Whether to go to the polls is the question voters will answer Tuesday
when Measure M -- which asks if the city should change to by-mail
elections -- appears on the ballot.
“The reason it’s on the ballot is because there was the biggest
voter turnout ever when we had mail-in ballots,” Vice Mayor Stacey
Murphy said of Measure M, which will go into effect only if approved
by the City Council, as well as voters.
The October 2001 all-mail special election drew response from 35%
of registered voters. However, the vote was for Measure A, an
initiative to limit airport noise and traffic, that was an issue of
widespread community concern.
Not everyone is convinced the change would be for the better.

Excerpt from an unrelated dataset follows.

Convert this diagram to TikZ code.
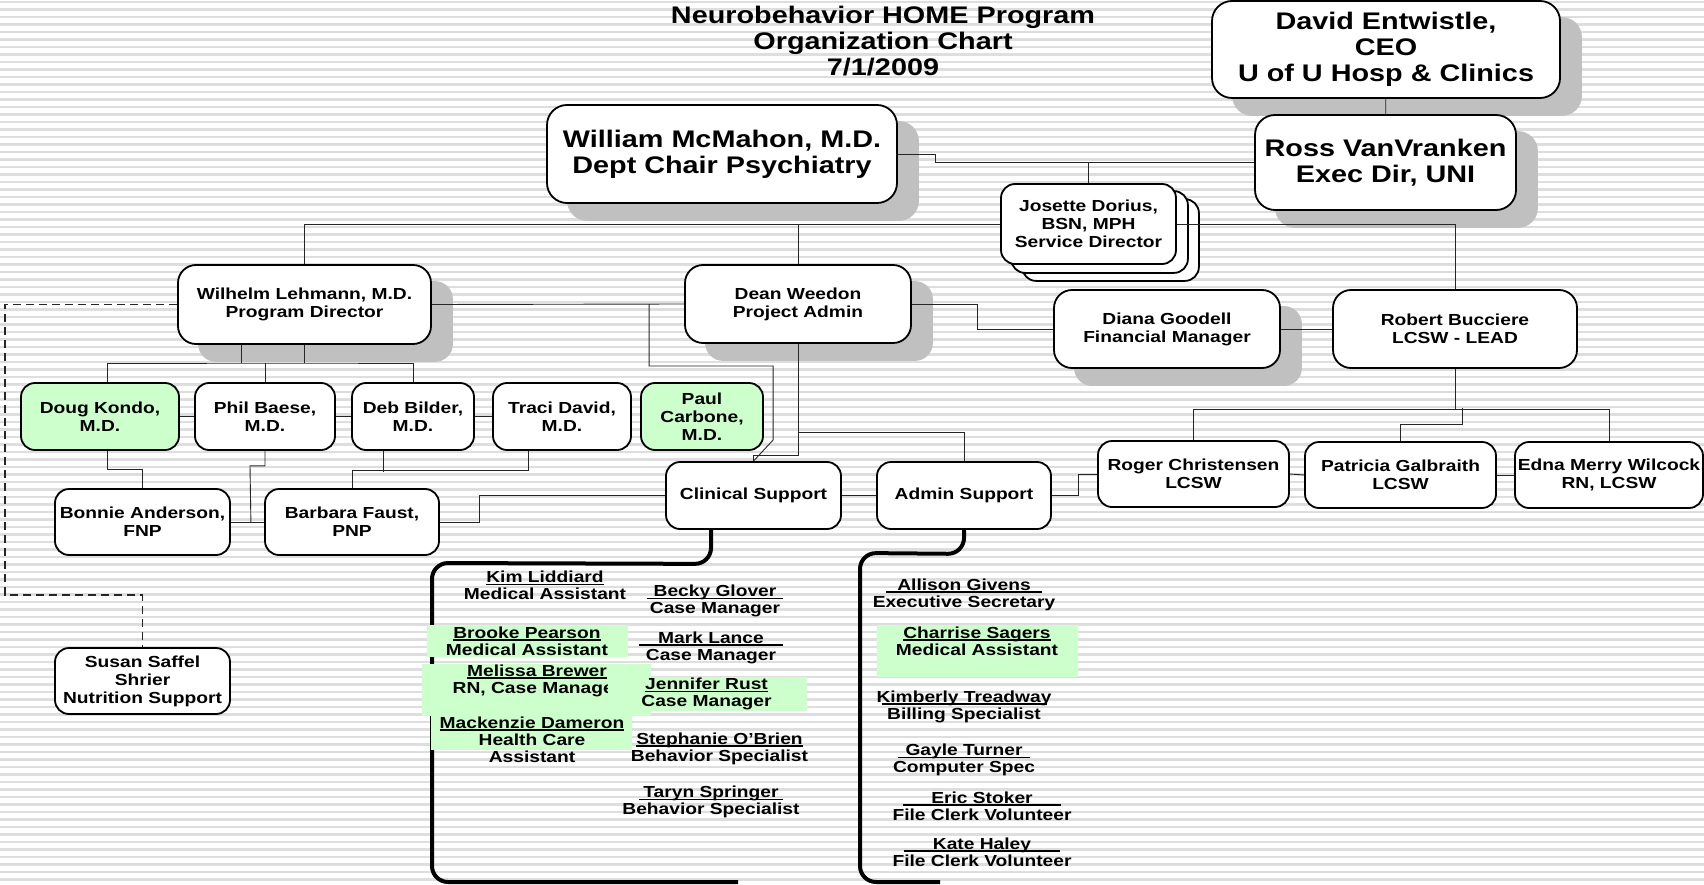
\documentclass[tikz,border=0pt]{standalone}
\usepackage{fontspec}
\setmainfont{Liberation Sans}[FakeStretch=1.2]
\usepackage{tikz}
\usetikzlibrary{calc}

\pgfdeclarelayer{stripes}
\pgfdeclarelayer{shade}
\pgfdeclarelayer{links}
\pgfsetlayers{stripes,shade,links,main}

\definecolor{mint}{RGB}{204,255,204}
\definecolor{shadegrey}{RGB}{192,192,192}
\definecolor{stripegrey}{RGB}{222,222,222}

% underline through the baseline, optional overhang on both sides
\newcommand{\ulname}[2][0pt]{\setbox0\hbox{#2}\makebox[\wd0]{\makebox[0pt]{\rule[-2.5pt]{\dimexpr\wd0+#1+#1\relax}{1.3pt}}}\kern-\wd0\box0}

\tikzset{
	unit/.style={draw, line width=1.8pt, rounded corners=14pt, fill=white, align=center, inner sep=0pt, font=\fontsize{16}{18}\selectfont\bfseries},
	chief/.style={unit, rounded corners=20pt, font=\fontsize{24}{26}\selectfont\bfseries},
	staff/.style={align=center, inner sep=0pt, font=\fontsize{16}{17}\selectfont\bfseries},
	link/.style={line width=0.9pt, black!85},
	bracket/.style={line width=4pt, rounded corners=16pt},
}

\begin{document}
\begin{tikzpicture}[x=1pt, y=-1pt]
	
	\useasboundingbox (0,0) rectangle (1704,885);
	\begin{pgfonlayer}{stripes}
		\fill[white] (0,0) rectangle (1704,885);
		\foreach \y in {2,9.5,...,885}
			\draw[stripegrey, line width=2.5pt] (0,\y) -- (1704,\y);
	\end{pgfonlayer}
	
	\node[font=\fontsize{24}{26}\selectfont\bfseries, align=center, inner sep=0pt] (title) at (883,41) {Neurobehavior HOME Program\\Organization Chart\\7/1/2009};
	
	\node[chief, minimum width=348pt, minimum height=97pt] (david) at (1386,49.5) {David Entwistle,\\CEO\\U of U Hosp \& Clinics};
	\node[chief, minimum width=261pt, minimum height=95pt] (ross) at (1385.5,162.5) {Ross VanVranken\\Exec Dir, UNI};
	\node[chief, minimum width=350pt, minimum height=98pt] (mcmahon) at (722,154) {William McMahon, M.D.\\Dept Chair Psychiatry};
	\node[unit, minimum width=175pt, minimum height=80pt] (josette) at (1088.5,224) {Josette Dorius,\\BSN, MPH\\Service Director};
	
	\node[unit, rounded corners=18pt, minimum width=253pt, minimum height=79pt] (lehmann) at (304.5,304.5) {Wilhelm Lehmann, M.D.\\Program Director};
	\node[unit, rounded corners=18pt, minimum width=226pt, minimum height=78pt] (dean) at (798,304) {Dean Weedon\\Project Admin};
	\node[unit, rounded corners=18pt, minimum width=226pt, minimum height=78pt] (diana) at (1167,329) {Diana Goodell\\Financial Manager};
	\node[unit, rounded corners=18pt, minimum width=244pt, minimum height=78pt] (robert) at (1455,329) {Robert Bucciere\\LCSW - LEAD};
	
	\node[unit, fill=mint, minimum width=158pt, minimum height=67pt] (doug) at (100,416.5) {Doug Kondo,\\M.D.};
	\node[unit, minimum width=140pt, minimum height=67pt] (phil) at (265,416.5) {Phil Baese,\\M.D.};
	\node[unit, minimum width=122pt, minimum height=67pt] (deb) at (413,416.5) {Deb Bilder,\\M.D.};
	\node[unit, minimum width=138pt, minimum height=67pt] (traci) at (562,416.5) {Traci David,\\M.D.};
	\node[unit, fill=mint, minimum width=122pt, minimum height=67pt] (paul) at (702,416.5) {Paul\\Carbone,\\M.D.};
	\node[unit, minimum width=175pt, minimum height=66pt] (bonnie) at (142.5,522) {Bonnie Anderson,\\FNP};
	\node[unit, minimum width=174pt, minimum height=66pt] (barbara) at (352,522) {Barbara Faust,\\PNP};
	\node[unit, minimum width=175pt, minimum height=66pt] (susan) at (142.5,681) {Susan Saffel\\Shrier\\Nutrition Support};
	
	\node[unit, minimum width=175pt, minimum height=67pt] (clinical) at (753.5,495.5) {Clinical Support};
	\node[unit, minimum width=174pt, minimum height=67pt] (admin) at (964,495.5) {Admin Support};
	\node[unit, minimum width=191pt, minimum height=66pt] (roger) at (1193.5,474) {Roger Christensen\\LCSW};
	\node[unit, minimum width=191pt, minimum height=66pt] (patricia) at (1400.5,475) {Patricia Galbraith\\LCSW};
	\node[unit, minimum width=188pt, minimum height=66pt] (edna) at (1609,475) {Edna Merry Wilcock\\RN, LCSW};
	
	% shadows and the stacked cards
	\begin{pgfonlayer}{shade}
		\foreach \n in {david,ross,mcmahon}
			\fill[shadegrey, rounded corners=20pt] ($(\n.north west)+(21,17)$) rectangle ($(\n.south east)+(21,17)$);
		\foreach \n in {lehmann,dean,diana}
			\fill[shadegrey, rounded corners=18pt] ($(\n.north west)+(21,17)$) rectangle ($(\n.south east)+(21,17)$);
		\foreach \s in {2,1}
			\draw[fill=white, line width=1.8pt, rounded corners=14pt] ($(josette.north west)+(11*\s,8*\s)$) rectangle ($(josette.south east)+(11*\s,8*\s)$);
	\end{pgfonlayer}
	
	\begin{pgfonlayer}{links}
		\draw[link] (david) -- (ross);
		\draw[link] (mcmahon.east) -- ++(38,0) |- (ross.west);
		\draw[link] (josette.north) -- (josette.north |- ross.west);
		\draw[link] (lehmann.north) |- (josette.west);
		\draw[link] (josette.east) -| (robert.north);
		\draw[link] (dean.north) -- (dean.north |- josette.west);
		
		% Lehmann group
		\coordinate (lbus) at (304.5,363);
		\draw[link] (lehmann.south) -- (lbus);
		\draw[link] ([xshift=-63.5pt]lehmann.south) -- ([xshift=-63.5pt]lehmann.south |- lbus);
		\draw[link] ([xshift=7pt]doug.north) |- (lbus) -| (deb.north);
		\draw[link] (phil.north) -- (phil.north |- lbus);
		\draw[link] (doug.east) -- (phil.west);
		\draw[link] (phil.east) -- (deb.west);
		\draw[link] (deb.east) -- (traci.west);
		\draw[link] ([xshift=7pt]doug.south) -- ++(0,19) -| (bonnie.north);
		\draw[link] (bonnie.east) -- (barbara.west);
		\draw[link] (phil.south) -- ++(0,15) -- ++(-15,0) -- ($(bonnie.east)+(20,0)$);
		\draw[link] ([xshift=-30pt]deb.south) -- ++(0,21);
		\draw[link] (barbara.north) -- ++(0,-18) -| ([xshift=-34pt]traci.south);
		\draw[link] (barbara.east) -- ++(40,0) |- (clinical.west);
		\draw[link, line width=1.2pt, dash pattern=on 8pt off 5pt] (lehmann.west) -| (5,595) -| (susan.north);
		
		% Weedon group
		\draw[link] (lehmann.east) -- (dean.west);
		\draw[link] ($(dean.west)+(-35,0)$) -- ++(0,62) -- ++(124,0) -- ++(0,74) -- (clinical.north);
		\draw[link] (dean.south) -- ++(0,112) -| (clinical.north);
		\draw[link] ($(dean.south)+(0,89)$) -| (admin.north);
		\draw[link] (clinical.east) -- (admin.west);
		\draw[link] (dean.east) -- ++(66,0) |- (diana.west);
		\draw[link] (diana.east) -- (robert.west);
		
		% Bucciere group
		\draw[link] (robert.south) -- ++(0,41) coordinate (rbus);
		\draw[link] (roger.north) |- (rbus) -| (edna.north);
		\draw[link] (patricia.north) -- ++(0,-17) -- ++(62,0) -- ++(0,-16);
		\draw[link] (admin.east) -- ++(27,0) |- (roger.west);
		\draw[link] (roger.east) -- (patricia.west);
		\draw[link] (patricia.east) -- (edna.west);
	\end{pgfonlayer}
	
	% staff lists
	\draw[bracket] ([xshift=-42.5pt]clinical.south) -- ++(0,34) -- (432,563) -- (432,882) -- (738,882);
	\draw[bracket] (admin.south) -- ++(0,24) -- (860,553) -- (860,882) -- (940,882);
	
	\fill[mint] (427,625) rectangle (628,657);
	\fill[mint] (422,664) rectangle (651,716);
	\fill[mint] (640,677) rectangle (807,711);
	\fill[mint] (431,716) rectangle (632,750);
	\fill[mint] (877,625) rectangle (1078,677);
	
	\node[staff] (kim) at (545,585.5) {\ulname{Kim Liddiard}\\Medical Assistant};
	\node[staff] (becky) at (715,601) {\ulname[7pt]{Becky Glover}\\Case Manager};
	\node[staff] (brooke) at (527,641) {\ulname{Brooke Pearson}\\Medical Assistant};
	\node[staff] (mark) at (711,647.5) {\ulname[19pt]{Mark Lance}\\Case Manager};
	\begin{scope}
		\clip (400,660) rectangle (607,720);
		\node[staff] (melissa) at (537,680.5) {\ulname{Melissa Brewer}\\RN, Case Manager};
	\end{scope}
	\node[staff] (jennifer) at (706.5,694) {\ulname{Jennifer Rust}\\Case Manager};
	\node[staff] (mackenzie) at (532,739.5) {\ulname{Mackenzie Dameron}\\Health Care\\Assistant};
	\node[staff] (stephanie) at (719.5,748.5) {\ulname{Stephanie O'Brien}\\Behavior Specialist};
	\node[staff] (taryn) at (711,802) {\ulname[4.5pt]{Taryn Springer}\\Behavior Specialist};
	
	\node[staff] (allison) at (964,594.5) {\ulname[11.5pt]{Allison Givens}\\Executive Secretary};
	\node[staff] (charrise) at (977,641) {\ulname{Charrise Sagers}\\Medical Assistant};
	\node[staff] (kimberly) at (964,706.5) {\ulname[-5pt]{Kimberly Treadway}\\Billing Specialist};
	\node[staff] (gayle) at (964,760) {\ulname[7.5pt]{Gayle Turner}\\Computer Spec};
	\node[staff] (eric) at (982,806) {\ulname[28pt]{Eric Stoker}\\File Clerk Volunteer};
	\node[staff] (kate) at (982,852) {\ulname[29pt]{Kate Haley}\\File Clerk Volunteer};
	
\end{tikzpicture}
\end{document}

“If you look at what’s happened, most people cast their [mail-in]
ballots the first week they get them,” Burbank resident Tom Kaptain
said. “They don’t pay attention to the issues.”
Kaptain wrote the argument against the measure that appears in the
sample ballot. He is not alone in his concerns about the proposed
“The pitfalls, I think, are numerous,” said Douglas Cremer,
Woodbury University professor of history and interdisciplinary
studies. “Parents of young children will bring them to polls so they
can see the process of voting.”
Going through their own neighborhood to get to a public polling
place takes people away from thinking only of their own needs, but
thinking of the broader needs of the community, Cremer said.
If approved, the next all-mail election would be in 2005.